Harriet elabora il lutto attraverso l’arte, ma non può esporre le sue opere senza attribuirsi un corpo maschile, attraverso le maschere. Sebbene Burden sia conscia che le maschere avrebbero cambiato la natura stessa della sua arte, non può sapere fino anche punto le complicate relazioni tra lei e gli uomini da lei scelti come alter ego, soprattutto l’ultimo, coinvolgeranno il reale del suo corpo implicato nella creazione artistica.

La sublimazione implica una forma di godimento. Harry sublima, crea delle opere che sono una proiezione della sua immagine ma attraverso le quali non arriva a incidere sul godimento che abita il suo corpo. Non arriva, come dice Eric Laurent, a operare una manipolazione dell’immagine del corpo che permetta di dare un senso all’invisibile, di rendere visibile il movimento dell’anima o la forma della soggettività[8]. Vale a dire, a ridurre il suo sintomo a resto di godimento non ulteriormente riducibile: sinthomo come lo chiama Lacan.

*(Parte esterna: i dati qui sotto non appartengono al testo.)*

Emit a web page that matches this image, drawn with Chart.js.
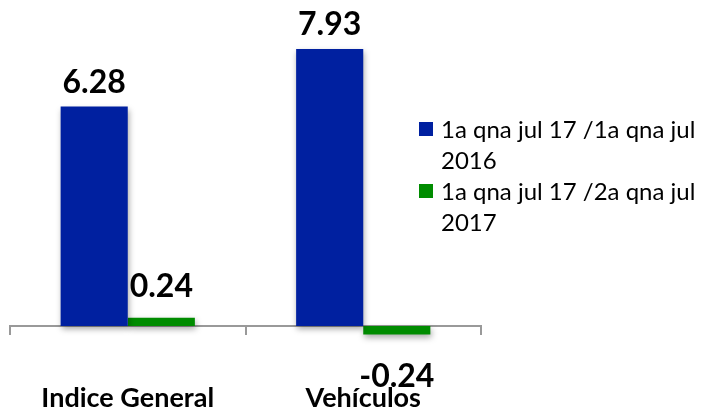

Solo così Harry avrebbe potuto giungere a liberarsi del peso – il suo cognome Burden, in iglese  significa appunto peso – della Cosa che la ingombra; e a scrollarsi di dosso il fardello del suo patronimico in cui è riassunta l’eredità paterna e l’identità in cui è fissata. Harry fantastica di riuscirvi nella rivelazione finale. Un progetto fallimentare in partenza perché implica di dover fare i conti con l’Altro anziché basarsi esclusivamente sul soggetto. Tutto questo non sarà senza conseguenze per Harry, in un finale che vi invito a scoprire.

Chiara Mangiarotti

 

[1] Siri Husvedt, Il mondo sfolgorante, Einaudi, Torino 2015, p. 4.

[2] Ibid.  p. 18

[3] Ibid. p. 24

[4]Ibid.  p. 63

[5] Ibid. p. 66

[6]Ibid.  p. 119

[7] Ibid. p. 320.

[8] Seminario di É. Laurent in Radio Lacan 2014-2015: Studi Lacaniani dell’ECF “Parlare lalingua del corpo”. Episodio 3. Registrato il 20-01-2015.